## Information shown

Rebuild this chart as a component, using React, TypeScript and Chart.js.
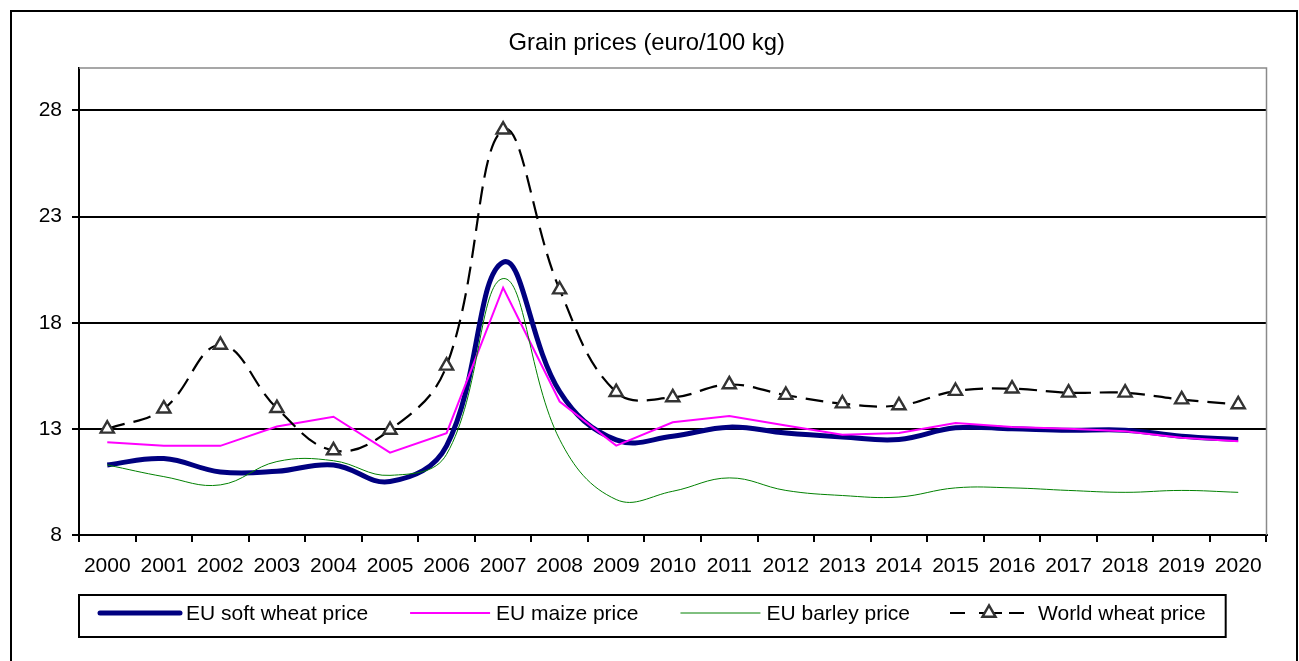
import React, { useEffect, useRef } from 'react';
import { Chart, registerables } from 'chart.js';

Chart.register(...registerables);

const years = ['2000', '2001', '2002', '2003', '2004', '2005', '2006', '2007', '2008', '2009', '2010',
  '2011', '2012', '2013', '2014', '2015', '2016', '2017', '2018', '2019', '2020'];

const softWheat = [11.3, 11.6, 10.97, 11.0, 11.3, 10.52, 12.2, 20.85, 14.76, 12.48, 12.65,
  13.08, 12.8, 12.62, 12.5, 13.05, 13.0, 12.93, 12.94, 12.65, 12.5];
const maize = [12.37, 12.21, 12.2, 13.11, 13.57, 11.88, 12.8, 19.65, 14.29, 12.21, 13.31,
  13.6, 13.16, 12.72, 12.81, 13.28, 13.09, 13.0, 12.89, 12.58, 12.42];
const barley = [11.3, 10.75, 10.36, 11.46, 11.5, 10.81, 11.8, 20.08, 12.5, 9.67, 10.06,
  10.69, 10.1, 9.86, 9.79, 10.22, 10.22, 10.1, 10.01, 10.1, 10.01];
const worldWheat = [13.0, 13.95, 16.95, 13.97, 11.98, 12.95, 15.97, 27.09, 19.56, 14.73, 14.48,
  15.09, 14.59, 14.19, 14.1, 14.78, 14.89, 14.7, 14.7, 14.38, 14.15];

const yTicks = [8, 13, 18, 23, 28];
const yMin = 8;
const yMax = 30;

const chartTitle = 'Grain prices (euro/100 kg)';
const seriesNames = ['EU soft wheat price', 'EU maize price', 'EU barley price', 'World wheat price'];

const FONT = "'Liberation Sans', Arial, Helvetica, sans-serif";

function drawTriangle(ctx: CanvasRenderingContext2D, cx: number, cy: number, r: number) {
  ctx.beginPath();
  ctx.moveTo(cx, cy - r);
  ctx.lineTo(cx + r * 0.866, cy + r * 0.5);
  ctx.lineTo(cx - r * 0.866, cy + r * 0.5);
  ctx.closePath();
}

const decorPlugin = {
  id: 'decor',
  beforeDatasetsDraw(chart: any) {
    const { ctx, chartArea: ca } = chart;
    ctx.save();
    ctx.strokeStyle = '#8a8a8a';
    ctx.lineWidth = 1.5;
    ctx.beginPath();
    ctx.moveTo(ca.left, ca.top);
    ctx.lineTo(ca.right, ca.top);
    ctx.lineTo(ca.right, ca.bottom);
    ctx.stroke();
    ctx.restore();
  },
  afterDraw(chart: any) {
    const { ctx } = chart;
    ctx.save();
    // outer frame
    ctx.strokeStyle = '#000';
    ctx.lineWidth = 2;
    ctx.beginPath();
    ctx.moveTo(11, 661);
    ctx.lineTo(11, 11);
    ctx.lineTo(1297, 11);
    ctx.lineTo(1297, 661);
    ctx.stroke();

    // title
    ctx.fillStyle = '#000';
    ctx.font = `23.8px ${FONT}`;
    ctx.textAlign = 'center';
    ctx.textBaseline = 'alphabetic';
    ctx.fillText(chartTitle, 646.7, 49.5);

    // legend
    ctx.font = `21px ${FONT}`;
    ctx.textAlign = 'left';
    const yLine = 613;
    const yText = 620;
    let x = 100;
    chart.data.datasets.forEach((ds: any) => {
      const hasMarker = ds.pointStyle === 'triangle';
      ctx.save();
      ctx.strokeStyle = ds.borderColor;
      ctx.lineWidth = ds.borderWidth;
      ctx.lineCap = ds.borderWidth >= 4 ? 'round' : 'butt';
      ctx.beginPath();
      if (hasMarker) {
        // dash - marker - dash, as in the reference legend sample
        ctx.moveTo(x - 2, yLine);
        ctx.lineTo(x + 13, yLine);
        ctx.moveTo(x + 27, yLine);
        ctx.lineTo(x + 50, yLine);
        ctx.moveTo(x + 57, yLine);
        ctx.lineTo(x + 72, yLine);
      } else {
        ctx.moveTo(x, yLine);
        ctx.lineTo(x + 80, yLine);
      }
      ctx.stroke();
      ctx.restore();
      if (hasMarker) {
        ctx.save();
        ctx.fillStyle = ds.pointBackgroundColor;
        ctx.strokeStyle = ds.pointBorderColor;
        ctx.lineWidth = ds.pointBorderWidth;
        drawTriangle(ctx, x + 37, yLine, ds.pointRadius);
        ctx.fill();
        ctx.stroke();
        ctx.restore();
      }
      ctx.fillStyle = '#000';
      ctx.fillText(ds.label, x + 86, yText);
      x += 86 + ctx.measureText(ds.label).width + 42;
    });
    const right = x - 42 + 20;
    ctx.strokeStyle = '#000';
    ctx.lineWidth = 2;
    ctx.strokeRect(79, 595, right - 79, 42);
    ctx.restore();
  },
};

export default function App() {
  const ref = useRef<HTMLCanvasElement>(null);

  useEffect(() => {
    if (!ref.current) return;
    const tickFont = { family: FONT, size: 21 };
    const chart = new Chart(ref.current, {
      type: 'line',
      data: {
        labels: years,
        datasets: [
          {
            label: seriesNames[0],
            data: softWheat,
            borderColor: '#000080',
            backgroundColor: '#000080',
            borderWidth: 5,
            tension: 0.4,
            pointRadius: 0,
            order: 4,
          },
          {
            label: seriesNames[1],
            data: maize,
            borderColor: '#FF00FF',
            backgroundColor: '#FF00FF',
            borderWidth: 2,
            tension: 0,
            pointRadius: 0,
            order: 3,
          },
          {
            label: seriesNames[2],
            data: barley,
            borderColor: '#008000',
            backgroundColor: '#008000',
            borderWidth: 1,
            tension: 0.4,
            pointRadius: 0,
            order: 2,
          },
          {
            label: seriesNames[3],
            data: worldWheat,
            borderColor: '#000000',
            backgroundColor: '#ffffff',
            borderWidth: 2.2,
            borderDash: [18, 9],
            tension: 0.4,
            pointStyle: 'triangle',
            pointRadius: 7.6,
            pointBorderColor: '#333333',
            pointBackgroundColor: '#ffffff',
            pointBorderWidth: 2.4,
            order: 1,
          },
        ] as any,
      },
      options: {
        responsive: false,
        animation: false,
        devicePixelRatio: 1,
        events: [],
        layout: { padding: { left: 10, right: 32.5, top: 68, bottom: 86 } },
        plugins: {
          legend: { display: false },
          tooltip: { enabled: false },
          title: { display: false },
        },
        scales: {
          x: {
            type: 'category',
            offset: true,
            grid: {
              offset: true,
              drawOnChartArea: false,
              drawTicks: true,
              tickLength: 7,
              color: '#000',
              lineWidth: 2,
            },
            border: { color: '#000', width: 2 },
            ticks: { color: '#000', font: tickFont, padding: 12, maxRotation: 0, autoSkip: false },
            afterFit: (s: any) => { s.height = 40; },
          },
          y: {
            min: yMin,
            max: yMax,
            afterBuildTicks: (s: any) => { s.ticks = yTicks.map((v) => ({ value: v })); },
            grid: { color: '#000', lineWidth: 2, tickLength: 7 },
            border: { color: '#000', width: 2 },
            ticks: { color: '#000', font: tickFont, padding: 10 },
            afterFit: (s: any) => { s.width = 69; },
          },
        },
      } as any,
      plugins: [decorPlugin],
    });
    return () => chart.destroy();
  }, []);

  return (
    <div style={{ position: 'absolute', left: 0, top: 0, width: 1299, height: 661, background: '#fff' }}>
      <canvas ref={ref} width={1299} height={661} style={{ display: 'block', width: 1299, height: 661 }} />
    </div>
  );
}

## Task objective
Write out again every line above exactly as given; the pictures do not belong in the copy.

## Answer
Rebuild this chart as a component, using React, TypeScript and Chart.js.
import React, { useEffect, useRef } from 'react';
import { Chart, registerables } from 'chart.js';

Chart.register(...registerables);

const years = ['2000', '2001', '2002', '2003', '2004', '2005', '2006', '2007', '2008', '2009', '2010',
  '2011', '2012', '2013', '2014', '2015', '2016', '2017', '2018', '2019', '2020'];

const softWheat = [11.3, 11.6, 10.97, 11.0, 11.3, 10.52, 12.2, 20.85, 14.76, 12.48, 12.65,
  13.08, 12.8, 12.62, 12.5, 13.05, 13.0, 12.93, 12.94, 12.65, 12.5];
const maize = [12.37, 12.21, 12.2, 13.11, 13.57, 11.88, 12.8, 19.65, 14.29, 12.21, 13.31,
  13.6, 13.16, 12.72, 12.81, 13.28, 13.09, 13.0, 12.89, 12.58, 12.42];
const barley = [11.3, 10.75, 10.36, 11.46, 11.5, 10.81, 11.8, 20.08, 12.5, 9.67, 10.06,
  10.69, 10.1, 9.86, 9.79, 10.22, 10.22, 10.1, 10.01, 10.1, 10.01];
const worldWheat = [13.0, 13.95, 16.95, 13.97, 11.98, 12.95, 15.97, 27.09, 19.56, 14.73, 14.48,
  15.09, 14.59, 14.19, 14.1, 14.78, 14.89, 14.7, 14.7, 14.38, 14.15];

const yTicks = [8, 13, 18, 23, 28];
const yMin = 8;
const yMax = 30;

const chartTitle = 'Grain prices (euro/100 kg)';
const seriesNames = ['EU soft wheat price', 'EU maize price', 'EU barley price', 'World wheat price'];

const FONT = "'Liberation Sans', Arial, Helvetica, sans-serif";

function drawTriangle(ctx: CanvasRenderingContext2D, cx: number, cy: number, r: number) {
  ctx.beginPath();
  ctx.moveTo(cx, cy - r);
  ctx.lineTo(cx + r * 0.866, cy + r * 0.5);
  ctx.lineTo(cx - r * 0.866, cy + r * 0.5);
  ctx.closePath();
}

const decorPlugin = {
  id: 'decor',
  beforeDatasetsDraw(chart: any) {
    const { ctx, chartArea: ca } = chart;
    ctx.save();
    ctx.strokeStyle = '#8a8a8a';
    ctx.lineWidth = 1.5;
    ctx.beginPath();
    ctx.moveTo(ca.left, ca.top);
    ctx.lineTo(ca.right, ca.top);
    ctx.lineTo(ca.right, ca.bottom);
    ctx.stroke();
    ctx.restore();
  },
  afterDraw(chart: any) {
    const { ctx } = chart;
    ctx.save();
    // outer frame
    ctx.strokeStyle = '#000';
    ctx.lineWidth = 2;
    ctx.beginPath();
    ctx.moveTo(11, 661);
    ctx.lineTo(11, 11);
    ctx.lineTo(1297, 11);
    ctx.lineTo(1297, 661);
    ctx.stroke();

    // title
    ctx.fillStyle = '#000';
    ctx.font = `23.8px ${FONT}`;
    ctx.textAlign = 'center';
    ctx.textBaseline = 'alphabetic';
    ctx.fillText(chartTitle, 646.7, 49.5);

    // legend
    ctx.font = `21px ${FONT}`;
    ctx.textAlign = 'left';
    const yLine = 613;
    const yText = 620;
    let x = 100;
    chart.data.datasets.forEach((ds: any) => {
      const hasMarker = ds.pointStyle === 'triangle';
      ctx.save();
      ctx.strokeStyle = ds.borderColor;
      ctx.lineWidth = ds.borderWidth;
      ctx.lineCap = ds.borderWidth >= 4 ? 'round' : 'butt';
      ctx.beginPath();
      if (hasMarker) {
        // dash - marker - dash, as in the reference legend sample
        ctx.moveTo(x - 2, yLine);
        ctx.lineTo(x + 13, yLine);
        ctx.moveTo(x + 27, yLine);
        ctx.lineTo(x + 50, yLine);
        ctx.moveTo(x + 57, yLine);
        ctx.lineTo(x + 72, yLine);
      } else {
        ctx.moveTo(x, yLine);
        ctx.lineTo(x + 80, yLine);
      }
      ctx.stroke();
      ctx.restore();
      if (hasMarker) {
        ctx.save();
        ctx.fillStyle = ds.pointBackgroundColor;
        ctx.strokeStyle = ds.pointBorderColor;
        ctx.lineWidth = ds.pointBorderWidth;
        drawTriangle(ctx, x + 37, yLine, ds.pointRadius);
        ctx.fill();
        ctx.stroke();
        ctx.restore();
      }
      ctx.fillStyle = '#000';
      ctx.fillText(ds.label, x + 86, yText);
      x += 86 + ctx.measureText(ds.label).width + 42;
    });
    const right = x - 42 + 20;
    ctx.strokeStyle = '#000';
    ctx.lineWidth = 2;
    ctx.strokeRect(79, 595, right - 79, 42);
    ctx.restore();
  },
};

export default function App() {
  const ref = useRef<HTMLCanvasElement>(null);

  useEffect(() => {
    if (!ref.current) return;
    const tickFont = { family: FONT, size: 21 };
    const chart = new Chart(ref.current, {
      type: 'line',
      data: {
        labels: years,
        datasets: [
          {
            label: seriesNames[0],
            data: softWheat,
            borderColor: '#000080',
            backgroundColor: '#000080',
            borderWidth: 5,
            tension: 0.4,
            pointRadius: 0,
            order: 4,
          },
          {
            label: seriesNames[1],
            data: maize,
            borderColor: '#FF00FF',
            backgroundColor: '#FF00FF',
            borderWidth: 2,
            tension: 0,
            pointRadius: 0,
            order: 3,
          },
          {
            label: seriesNames[2],
            data: barley,
            borderColor: '#008000',
            backgroundColor: '#008000',
            borderWidth: 1,
            tension: 0.4,
            pointRadius: 0,
            order: 2,
          },
          {
            label: seriesNames[3],
            data: worldWheat,
            borderColor: '#000000',
            backgroundColor: '#ffffff',
            borderWidth: 2.2,
            borderDash: [18, 9],
            tension: 0.4,
            pointStyle: 'triangle',
            pointRadius: 7.6,
            pointBorderColor: '#333333',
            pointBackgroundColor: '#ffffff',
            pointBorderWidth: 2.4,
            order: 1,
          },
        ] as any,
      },
      options: {
        responsive: false,
        animation: false,
        devicePixelRatio: 1,
        events: [],
        layout: { padding: { left: 10, right: 32.5, top: 68, bottom: 86 } },
        plugins: {
          legend: { display: false },
          tooltip: { enabled: false },
          title: { display: false },
        },
        scales: {
          x: {
            type: 'category',
            offset: true,
            grid: {
              offset: true,
              drawOnChartArea: false,
              drawTicks: true,
              tickLength: 7,
              color: '#000',
              lineWidth: 2,
            },
            border: { color: '#000', width: 2 },
            ticks: { color: '#000', font: tickFont, padding: 12, maxRotation: 0, autoSkip: false },
            afterFit: (s: any) => { s.height = 40; },
          },
          y: {
            min: yMin,
            max: yMax,
            afterBuildTicks: (s: any) => { s.ticks = yTicks.map((v) => ({ value: v })); },
            grid: { color: '#000', lineWidth: 2, tickLength: 7 },
            border: { color: '#000', width: 2 },
            ticks: { color: '#000', font: tickFont, padding: 10 },
            afterFit: (s: any) => { s.width = 69; },
          },
        },
      } as any,
      plugins: [decorPlugin],
    });
    return () => chart.destroy();
  }, []);

  return (
    <div style={{ position: 'absolute', left: 0, top: 0, width: 1299, height: 661, background: '#fff' }}>
      <canvas ref={ref} width={1299} height={661} style={{ display: 'block', width: 1299, height: 661 }} />
    </div>
  );
}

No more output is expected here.